CJN: How did your career inspire your volunteer life?
Yaksic: I always wanted to be a lawyer and help people. One of the things I liked about my career was helping people solve their problems. I wanted to help the community out in a different way – and I found there was a lot of need. I wanted to balance it and do some other nonlegal work. I’m also working on getting my license active again so I can take on some pro-bono legal work.
CJN: Why do you volunteer with voting and politics?
Yaksic: (Voting) determines the future. I’m concerned about the future of my children, my granddaughter and the younger generation. I want the values that we hold as a community to be represented in the government and the courts. That is why (voting) is imperative.
CJN: Why do you feel civic involvement is an important part of life?
Yaksic: I get a lot of personal satisfaction out of it. But life has been, for the most part, very good to me. So, it is important to give back to those who might not have had the advantages and the good life that I had growing up.
CJN: Do you have a favorite volunteering memory?
Yaksic: I do enjoy reading to the 4-year-olds at the ECEC. They call me “Ms. Barbecue.” I do enjoy all of it, but Judge4Yourself sticks out to me. It’s always important to get good judges in our judicial system. Judges do have a very significant impact on everyone’s lives, whether you’re in court or not. So, it’s important for people to be more informed when it comes to that.

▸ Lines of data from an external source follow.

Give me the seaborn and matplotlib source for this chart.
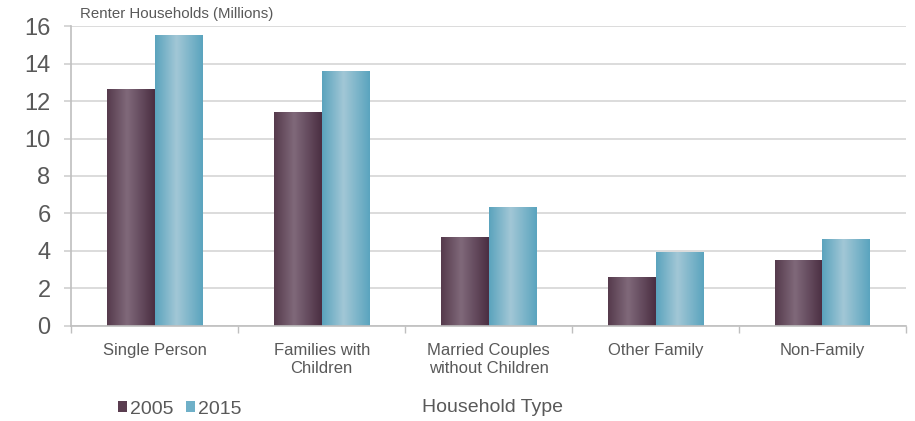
import numpy as np
import pandas as pd
import matplotlib
matplotlib.use("Agg")
import matplotlib.pyplot as plt
import seaborn as sns
from matplotlib.colors import LinearSegmentedColormap
from matplotlib.patches import Patch

# Renter households by type, millions
categories = ["Single Person", "Families with\nChildren", "Married Couples\nwithout Children",
              "Other Family", "Non-Family"]
years = ["2005", "2015"]
values_2005 = [12.6, 11.4, 4.7, 2.6, 3.5]
values_2015 = [15.5, 13.6, 6.3, 3.9, 4.6]
y_ticks = [0, 2, 4, 6, 8, 10, 12, 14, 16]

df = pd.DataFrame({
    "Household Type": categories * 2,
    "Year": [years[0]] * len(categories) + [years[1]] * len(categories),
    "Renters": values_2005 + values_2015,
})

sns.set_style("white")
plt.rcParams["font.family"] = ["Liberation Sans", "DejaVu Sans"]

text_grey = "#595959"
base_colors = {"2005": "#654759", "2015": "#7db5c9"}
gradients = {
    "2005": LinearSegmentedColormap.from_list(
        "g2005", [(0, "#553a4c"), (0.42, "#80697a"), (1, "#4a2e42")]),
    "2015": LinearSegmentedColormap.from_list(
        "g2015", [(0, "#5aa3bd"), (0.45, "#a2c7d6"), (1, "#5aa4be")]),
}

fig = plt.figure(figsize=(9.15, 4.21), dpi=100)
ax = fig.add_axes([0.078, 0.226, 0.912, 0.712])

sns.barplot(data=df, x="Household Type", y="Renters", hue="Year",
            palette=base_colors, width=0.57, gap=0, errorbar=None,
            legend=False, ax=ax)

# Cylinder-like shading on every bar
ramp = np.linspace(0, 1, 256).reshape(1, -1)
for container, year in zip(ax.containers, years):
    for bar in container:
        x0, y0 = bar.get_x(), bar.get_y()
        w, h = bar.get_width(), bar.get_height()
        ax.imshow(ramp, extent=[x0, x0 + w, y0, y0 + h], aspect="auto",
                  cmap=gradients[year], interpolation="bicubic", zorder=2)
        bar.set_facecolor("none")
        bar.set_edgecolor("none")

ax.set_xlim(-0.5, len(categories) - 0.5)
ax.set_ylim(0, 16)
ax.set_yticks(y_ticks)
ax.set_yticklabels([str(t) for t in y_ticks])

ax.yaxis.grid(True, color="#d9d9d9", linewidth=1.3, zorder=0)
ax.set_axisbelow(True)

for side in ("top", "right"):
    ax.spines[side].set_visible(False)
for side in ("left", "bottom"):
    ax.spines[side].set_color("#bfbfbf")
    ax.spines[side].set_linewidth(1.2)

ax.tick_params(axis="y", colors="#d0d0d0", labelcolor=text_grey,
               labelsize=17, length=5, width=1.2, direction="out", pad=10, left=True)
ax.tick_params(axis="x", which="major", length=0, labelcolor=text_grey,
               labelsize=12, pad=12)
ax.set_xticks(np.arange(-0.5, len(categories) + 0.5, 1), minor=True)
ax.tick_params(axis="x", which="minor", length=5, width=1, color="#bfbfbf",
               direction="out", bottom=True)
for lbl in ax.get_xticklabels():
    lbl.set_horizontalalignment("center")
    lbl.set_multialignment("center")
    lbl.set_linespacing(1.3)

ax.set_xlabel("")
ax.set_ylabel("")

fig.text(80 / 915, 1 - 14 / 421, "Renter Households (Millions)", fontsize=10.8,
         color=text_grey, va="center", ha="left")
fig.text(493 / 915, 1 - 407 / 421, "Household Type", fontsize=14,
         color=text_grey, va="center", ha="center")

handles = [Patch(facecolor="#5a3d50", edgecolor="none"),
           Patch(facecolor="#6fb0c8", edgecolor="none")]
fig.legend(handles, years, loc="center left", bbox_to_anchor=(108 / 915, 1 - 409 / 421),
           ncol=2, frameon=False, fontsize=14, handlelength=0.5, handleheight=0.5,
           handletextpad=0.15, columnspacing=0.6, labelcolor=text_grey, borderpad=0)

fig.savefig("out.png", dpi=100)
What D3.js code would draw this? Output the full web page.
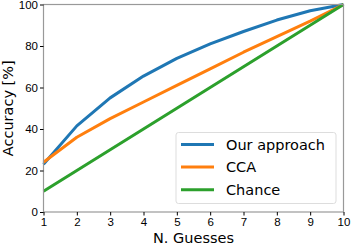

When she isn’t volunteering, Yaksic enjoys traveling with her husband, Michael. She loves to see her children, David (Christy) and Sarah, whom both live out of state. Along with seeing her children, Yaksic can’t get enough of her first granddaughter, Madelyn.
“I have a very full plate and both of my children live out of state, so we try to visit as often as we can,” she said. “Last month, we went on a canyon trip and next we’re going to Australia and New Zealand. So, we’ve traveled more as we’ve gotten older because we’ve had the time.”
Yaksic added, “I also enjoy reading and I work out three times a week. I like to relax when I can.”